> _The request_: Write out the material again word for word, dropping any images it holds.

== Stored data

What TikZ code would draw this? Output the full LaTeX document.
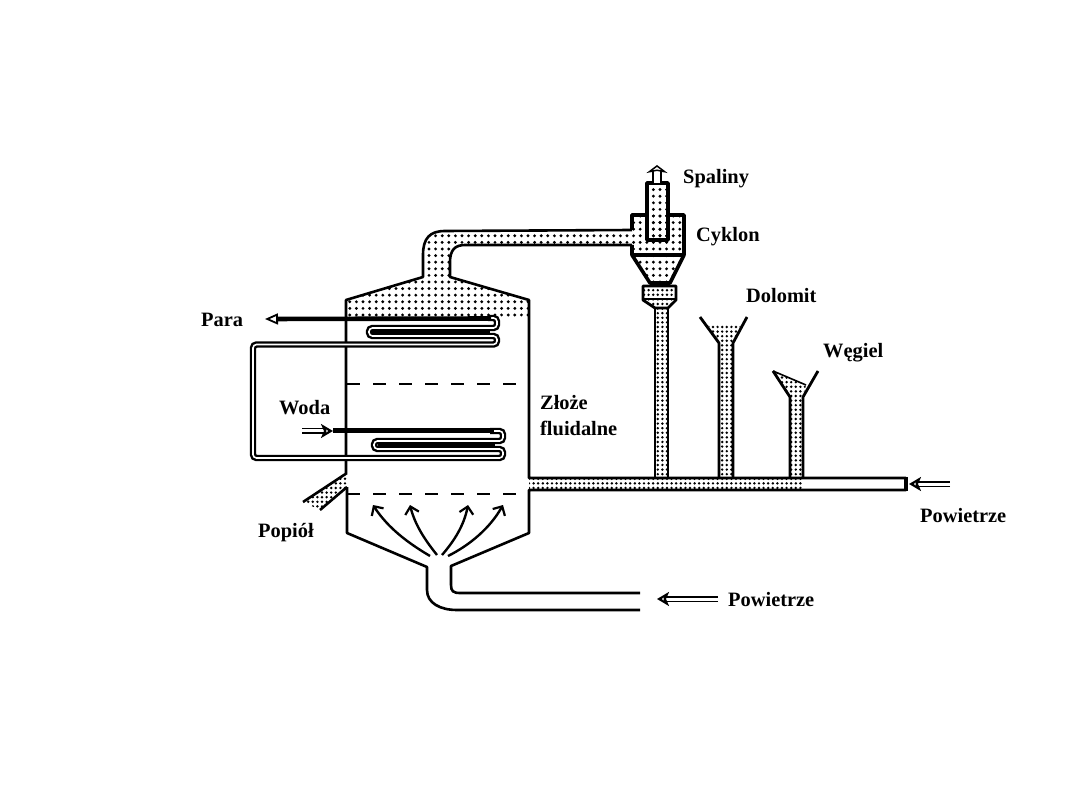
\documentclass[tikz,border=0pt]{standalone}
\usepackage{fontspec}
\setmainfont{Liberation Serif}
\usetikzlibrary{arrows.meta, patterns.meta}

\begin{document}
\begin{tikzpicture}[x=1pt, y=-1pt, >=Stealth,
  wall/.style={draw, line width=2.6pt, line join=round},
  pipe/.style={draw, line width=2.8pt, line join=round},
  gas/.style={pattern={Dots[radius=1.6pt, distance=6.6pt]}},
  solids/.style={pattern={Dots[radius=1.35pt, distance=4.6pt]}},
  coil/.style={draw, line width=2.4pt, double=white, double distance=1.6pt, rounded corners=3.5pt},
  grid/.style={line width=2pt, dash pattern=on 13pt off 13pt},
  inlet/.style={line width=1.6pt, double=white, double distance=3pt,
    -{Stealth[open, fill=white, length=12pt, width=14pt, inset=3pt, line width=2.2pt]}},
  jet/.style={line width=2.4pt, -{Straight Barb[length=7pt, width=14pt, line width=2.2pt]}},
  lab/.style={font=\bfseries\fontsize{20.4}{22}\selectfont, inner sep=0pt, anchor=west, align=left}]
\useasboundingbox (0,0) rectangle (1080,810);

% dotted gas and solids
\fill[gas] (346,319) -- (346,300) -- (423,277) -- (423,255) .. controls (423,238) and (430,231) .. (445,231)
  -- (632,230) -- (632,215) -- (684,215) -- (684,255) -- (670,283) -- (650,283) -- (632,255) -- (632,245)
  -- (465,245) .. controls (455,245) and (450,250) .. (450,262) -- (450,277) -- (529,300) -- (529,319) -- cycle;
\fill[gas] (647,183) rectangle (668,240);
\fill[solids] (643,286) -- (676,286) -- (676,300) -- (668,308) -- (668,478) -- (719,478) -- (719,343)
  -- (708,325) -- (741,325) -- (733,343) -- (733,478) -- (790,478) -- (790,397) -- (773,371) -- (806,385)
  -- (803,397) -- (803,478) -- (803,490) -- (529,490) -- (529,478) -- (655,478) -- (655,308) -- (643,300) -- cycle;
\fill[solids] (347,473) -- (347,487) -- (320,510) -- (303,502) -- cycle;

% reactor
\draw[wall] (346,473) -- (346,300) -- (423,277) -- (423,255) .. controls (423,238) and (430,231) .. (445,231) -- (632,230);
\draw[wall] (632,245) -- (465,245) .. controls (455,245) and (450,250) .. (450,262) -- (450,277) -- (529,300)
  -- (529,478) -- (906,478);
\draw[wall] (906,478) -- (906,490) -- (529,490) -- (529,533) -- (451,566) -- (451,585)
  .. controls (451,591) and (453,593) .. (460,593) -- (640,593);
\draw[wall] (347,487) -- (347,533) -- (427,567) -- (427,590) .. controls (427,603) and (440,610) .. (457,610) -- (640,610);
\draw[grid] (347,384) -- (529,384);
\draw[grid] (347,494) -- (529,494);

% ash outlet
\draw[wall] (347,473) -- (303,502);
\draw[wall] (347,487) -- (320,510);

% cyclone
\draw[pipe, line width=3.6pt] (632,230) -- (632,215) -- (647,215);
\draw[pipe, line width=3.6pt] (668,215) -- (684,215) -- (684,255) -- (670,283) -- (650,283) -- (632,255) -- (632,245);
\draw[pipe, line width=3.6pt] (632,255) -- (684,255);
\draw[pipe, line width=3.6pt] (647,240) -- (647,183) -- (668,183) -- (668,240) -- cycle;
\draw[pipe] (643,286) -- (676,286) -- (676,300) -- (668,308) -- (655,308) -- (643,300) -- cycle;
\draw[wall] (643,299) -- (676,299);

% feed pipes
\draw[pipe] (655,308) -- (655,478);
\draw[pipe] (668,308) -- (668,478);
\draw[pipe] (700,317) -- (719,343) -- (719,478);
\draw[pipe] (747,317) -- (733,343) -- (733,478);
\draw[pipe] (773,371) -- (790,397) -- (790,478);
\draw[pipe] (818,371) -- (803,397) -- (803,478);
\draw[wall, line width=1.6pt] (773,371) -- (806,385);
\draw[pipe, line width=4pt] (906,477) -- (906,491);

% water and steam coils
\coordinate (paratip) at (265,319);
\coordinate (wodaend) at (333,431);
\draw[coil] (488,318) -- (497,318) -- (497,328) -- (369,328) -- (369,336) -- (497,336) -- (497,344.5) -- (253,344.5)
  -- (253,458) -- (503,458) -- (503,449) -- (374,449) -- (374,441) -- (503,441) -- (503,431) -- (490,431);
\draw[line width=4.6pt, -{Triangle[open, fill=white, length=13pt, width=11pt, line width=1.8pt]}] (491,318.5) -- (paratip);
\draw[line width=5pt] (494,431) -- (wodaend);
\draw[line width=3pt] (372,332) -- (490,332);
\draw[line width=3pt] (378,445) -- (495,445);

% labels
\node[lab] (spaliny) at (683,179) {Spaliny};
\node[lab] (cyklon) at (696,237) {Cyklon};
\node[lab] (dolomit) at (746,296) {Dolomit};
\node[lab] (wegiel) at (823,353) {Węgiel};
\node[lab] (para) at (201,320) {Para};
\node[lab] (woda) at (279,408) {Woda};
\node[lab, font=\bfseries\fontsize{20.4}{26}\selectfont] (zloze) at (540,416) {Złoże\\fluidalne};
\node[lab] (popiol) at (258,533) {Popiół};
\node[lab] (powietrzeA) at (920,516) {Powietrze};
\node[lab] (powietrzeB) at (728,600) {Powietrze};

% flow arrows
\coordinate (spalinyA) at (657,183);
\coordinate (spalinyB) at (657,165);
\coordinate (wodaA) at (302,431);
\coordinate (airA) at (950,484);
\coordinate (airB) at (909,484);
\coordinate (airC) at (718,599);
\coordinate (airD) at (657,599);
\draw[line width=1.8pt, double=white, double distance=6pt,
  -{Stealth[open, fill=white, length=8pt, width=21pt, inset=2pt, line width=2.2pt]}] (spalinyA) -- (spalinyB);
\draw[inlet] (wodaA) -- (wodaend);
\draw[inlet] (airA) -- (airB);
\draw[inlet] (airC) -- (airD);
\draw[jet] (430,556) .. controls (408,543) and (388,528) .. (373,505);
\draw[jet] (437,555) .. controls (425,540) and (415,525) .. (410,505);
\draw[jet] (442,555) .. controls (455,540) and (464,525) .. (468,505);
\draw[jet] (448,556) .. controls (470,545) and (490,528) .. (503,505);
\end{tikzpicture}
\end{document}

====

> _Exercise response_:
What TikZ code would draw this? Output the full LaTeX document.
\documentclass[tikz,border=0pt]{standalone}
\usepackage{fontspec}
\setmainfont{Liberation Serif}
\usetikzlibrary{arrows.meta, patterns.meta}

\begin{document}
\begin{tikzpicture}[x=1pt, y=-1pt, >=Stealth,
  wall/.style={draw, line width=2.6pt, line join=round},
  pipe/.style={draw, line width=2.8pt, line join=round},
  gas/.style={pattern={Dots[radius=1.6pt, distance=6.6pt]}},
  solids/.style={pattern={Dots[radius=1.35pt, distance=4.6pt]}},
  coil/.style={draw, line width=2.4pt, double=white, double distance=1.6pt, rounded corners=3.5pt},
  grid/.style={line width=2pt, dash pattern=on 13pt off 13pt},
  inlet/.style={line width=1.6pt, double=white, double distance=3pt,
    -{Stealth[open, fill=white, length=12pt, width=14pt, inset=3pt, line width=2.2pt]}},
  jet/.style={line width=2.4pt, -{Straight Barb[length=7pt, width=14pt, line width=2.2pt]}},
  lab/.style={font=\bfseries\fontsize{20.4}{22}\selectfont, inner sep=0pt, anchor=west, align=left}]
\useasboundingbox (0,0) rectangle (1080,810);

% dotted gas and solids
\fill[gas] (346,319) -- (346,300) -- (423,277) -- (423,255) .. controls (423,238) and (430,231) .. (445,231)
  -- (632,230) -- (632,215) -- (684,215) -- (684,255) -- (670,283) -- (650,283) -- (632,255) -- (632,245)
  -- (465,245) .. controls (455,245) and (450,250) .. (450,262) -- (450,277) -- (529,300) -- (529,319) -- cycle;
\fill[gas] (647,183) rectangle (668,240);
\fill[solids] (643,286) -- (676,286) -- (676,300) -- (668,308) -- (668,478) -- (719,478) -- (719,343)
  -- (708,325) -- (741,325) -- (733,343) -- (733,478) -- (790,478) -- (790,397) -- (773,371) -- (806,385)
  -- (803,397) -- (803,478) -- (803,490) -- (529,490) -- (529,478) -- (655,478) -- (655,308) -- (643,300) -- cycle;
\fill[solids] (347,473) -- (347,487) -- (320,510) -- (303,502) -- cycle;

% reactor
\draw[wall] (346,473) -- (346,300) -- (423,277) -- (423,255) .. controls (423,238) and (430,231) .. (445,231) -- (632,230);
\draw[wall] (632,245) -- (465,245) .. controls (455,245) and (450,250) .. (450,262) -- (450,277) -- (529,300)
  -- (529,478) -- (906,478);
\draw[wall] (906,478) -- (906,490) -- (529,490) -- (529,533) -- (451,566) -- (451,585)
  .. controls (451,591) and (453,593) .. (460,593) -- (640,593);
\draw[wall] (347,487) -- (347,533) -- (427,567) -- (427,590) .. controls (427,603) and (440,610) .. (457,610) -- (640,610);
\draw[grid] (347,384) -- (529,384);
\draw[grid] (347,494) -- (529,494);

% ash outlet
\draw[wall] (347,473) -- (303,502);
\draw[wall] (347,487) -- (320,510);

% cyclone
\draw[pipe, line width=3.6pt] (632,230) -- (632,215) -- (647,215);
\draw[pipe, line width=3.6pt] (668,215) -- (684,215) -- (684,255) -- (670,283) -- (650,283) -- (632,255) -- (632,245);
\draw[pipe, line width=3.6pt] (632,255) -- (684,255);
\draw[pipe, line width=3.6pt] (647,240) -- (647,183) -- (668,183) -- (668,240) -- cycle;
\draw[pipe] (643,286) -- (676,286) -- (676,300) -- (668,308) -- (655,308) -- (643,300) -- cycle;
\draw[wall] (643,299) -- (676,299);

% feed pipes
\draw[pipe] (655,308) -- (655,478);
\draw[pipe] (668,308) -- (668,478);
\draw[pipe] (700,317) -- (719,343) -- (719,478);
\draw[pipe] (747,317) -- (733,343) -- (733,478);
\draw[pipe] (773,371) -- (790,397) -- (790,478);
\draw[pipe] (818,371) -- (803,397) -- (803,478);
\draw[wall, line width=1.6pt] (773,371) -- (806,385);
\draw[pipe, line width=4pt] (906,477) -- (906,491);

% water and steam coils
\coordinate (paratip) at (265,319);
\coordinate (wodaend) at (333,431);
\draw[coil] (488,318) -- (497,318) -- (497,328) -- (369,328) -- (369,336) -- (497,336) -- (497,344.5) -- (253,344.5)
  -- (253,458) -- (503,458) -- (503,449) -- (374,449) -- (374,441) -- (503,441) -- (503,431) -- (490,431);
\draw[line width=4.6pt, -{Triangle[open, fill=white, length=13pt, width=11pt, line width=1.8pt]}] (491,318.5) -- (paratip);
\draw[line width=5pt] (494,431) -- (wodaend);
\draw[line width=3pt] (372,332) -- (490,332);
\draw[line width=3pt] (378,445) -- (495,445);

% labels
\node[lab] (spaliny) at (683,179) {Spaliny};
\node[lab] (cyklon) at (696,237) {Cyklon};
\node[lab] (dolomit) at (746,296) {Dolomit};
\node[lab] (wegiel) at (823,353) {Węgiel};
\node[lab] (para) at (201,320) {Para};
\node[lab] (woda) at (279,408) {Woda};
\node[lab, font=\bfseries\fontsize{20.4}{26}\selectfont] (zloze) at (540,416) {Złoże\\fluidalne};
\node[lab] (popiol) at (258,533) {Popiół};
\node[lab] (powietrzeA) at (920,516) {Powietrze};
\node[lab] (powietrzeB) at (728,600) {Powietrze};

% flow arrows
\coordinate (spalinyA) at (657,183);
\coordinate (spalinyB) at (657,165);
\coordinate (wodaA) at (302,431);
\coordinate (airA) at (950,484);
\coordinate (airB) at (909,484);
\coordinate (airC) at (718,599);
\coordinate (airD) at (657,599);
\draw[line width=1.8pt, double=white, double distance=6pt,
  -{Stealth[open, fill=white, length=8pt, width=21pt, inset=2pt, line width=2.2pt]}] (spalinyA) -- (spalinyB);
\draw[inlet] (wodaA) -- (wodaend);
\draw[inlet] (airA) -- (airB);
\draw[inlet] (airC) -- (airD);
\draw[jet] (430,556) .. controls (408,543) and (388,528) .. (373,505);
\draw[jet] (437,555) .. controls (425,540) and (415,525) .. (410,505);
\draw[jet] (442,555) .. controls (455,540) and (464,525) .. (468,505);
\draw[jet] (448,556) .. controls (470,545) and (490,528) .. (503,505);
\end{tikzpicture}
\end{document}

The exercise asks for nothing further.